Shkëlzen (lit. 'To shine') is a massif situated in the Albanian Alps, bounded by the Tropojë river valley to the northeast, the Gashi river valley to the southwest and the Tropojë basin to the southeast. Its highest of the two peaks, Maja e Shkëlzenit, reaches a height of 2407 m.

==Geology==
Composed primarily of Mesozoic limestone and dolomite, the mountain has an anticlinal structure, with a band of flysch emerging in the north and south.
It forms a sharp ridge between the northeastern peak (Shkëlzen) and the southwestern peak of Radesha 2314 m, marked by steep slopes that descend sharply into the valleys. Two glacial troughs divide the mountain's summit and both peaks show distinctive pyramid-like shapes with sharp edges. Vegetation is scarce, with shrubs and pines found on its slopes.

==Climbing route==
A hiking trail leads through hilly terrain into a valley located at the southeastern base of the mountain, a route that takes roughly three hours. From there, a steeper path ascends in about one and a half hours to the alpine pasture of Stani i Berdushit (1,700 m).

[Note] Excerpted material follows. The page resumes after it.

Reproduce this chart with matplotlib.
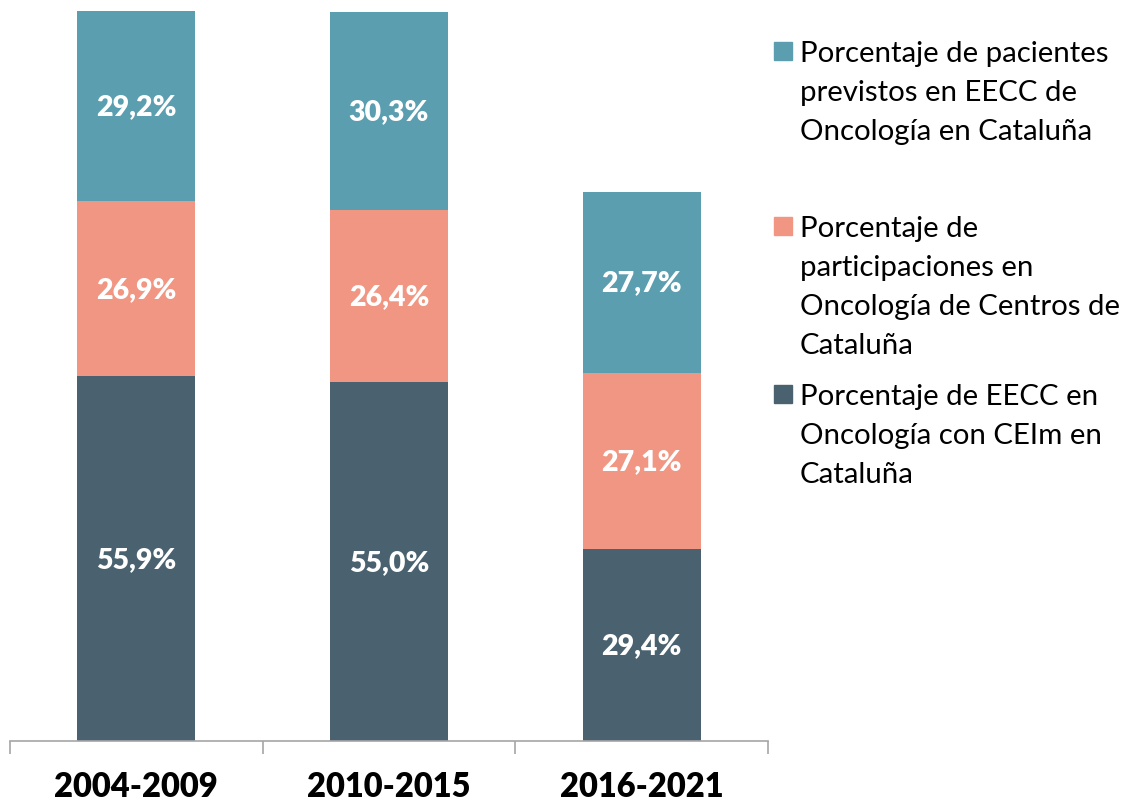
import matplotlib.pyplot as plt
from matplotlib.patches import Rectangle

periods = ["2004-2009", "2010-2015", "2016-2021"]
eecc_ceim = [55.9, 55.0, 29.4]
participaciones = [26.9, 26.4, 27.1]
pacientes = [29.2, 30.3, 27.7]

series = [
    (eecc_ceim, "#4A6270", ["Porcentaje de EECC en", "Oncología con CEIm en", "Cataluña"]),
    (participaciones, "#F09682", ["Porcentaje de", "participaciones en",
                                  "Oncología de Centros de", "Cataluña"]),
    (pacientes, "#5A9EAF", ["Porcentaje de pacientes", "previstos en EECC de",
                            "Oncología en Cataluña"]),
]

plt.rcParams['font.family'] = ['Lato', 'DejaVu Sans']

W, H = 1121, 803
fig = plt.figure(figsize=(W / 100, H / 100), dpi=100)
ax = fig.add_axes([10 / W, 61 / H, 758 / W, 737 / H])

x = list(range(len(periods)))
bottom = [0.0] * len(periods)
for values, color, _ in series:
    ax.bar(x, values, width=0.467, bottom=bottom, color=color)
    for i, v in enumerate(values):
        ax.text(i, bottom[i] + v / 2, f"{v:.1f}%".replace(".", ","),
                ha="center", va="center", color="white", fontsize=20.5, fontweight="heavy")
    bottom = [b + v for b, v in zip(bottom, values)]

ax.set_xlim(-0.5, 2.5)
ax.set_ylim(0, 113)
for side in ["top", "right", "left"]:
    ax.spines[side].set_visible(False)
ax.spines["bottom"].set_color("#A6A6A6")
ax.spines["bottom"].set_linewidth(1.2)
ax.set_yticks([])
ax.set_xticks([-0.5, 0.5, 1.5, 2.5])
ax.set_xticklabels([])
ax.tick_params(axis="x", which="major", direction="out", length=9.5, width=1.2, color="#A6A6A6")
ax.set_xticks(x, minor=True)
ax.set_xticklabels(periods, minor=True, fontsize=23.5, fontweight="heavy")
ax.tick_params(axis="x", which="minor", length=0, pad=21)

# legend drawn by hand so the squares line up with the first line of each label
first_centers = [52, 227, 395]
line_step = 39
for (values, color, lines), ycen in zip(reversed(series), first_centers):
    fig.patches.append(Rectangle((774 / W, 1 - (ycen + 9) / H), 18 / W, 18 / H,
                                 transform=fig.transFigure, color=color))
    for k, line in enumerate(lines):
        fig.text(800 / W, 1 - (ycen + 10 + k * line_step) / H, line,
                 ha="left", va="baseline", fontsize=21.2)

fig.savefig("out.png", dpi=100)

From this vantage point, the north face of the eastern summit is clearly visible, marked by two prominent rocky spurs that rise almost vertically toward the peak. Despite the steepness, the formation includes numerous ledges and protrusions.

The descent is generally considered easier via the western ridge, which then leads down the northern slopes toward lower elevations and back to the alpine pasture.

==Holy pilgrimage==
On the main summit lies a sacred site known locally as the "Good Grave" (Varri i mirë). The site is thought to be the burial place of one of the companions of Sarı Saltık, a legendary Sufi figure associated with the spread of Islam in the Balkans during the 13th century.

According to tradition, Sarı Saltık traveled from Anatolia across the Balkans and is said to have passed through the region of Tropojë. Mount Shkëlzen is believed by some to have been one of the places where he stayed during his journey.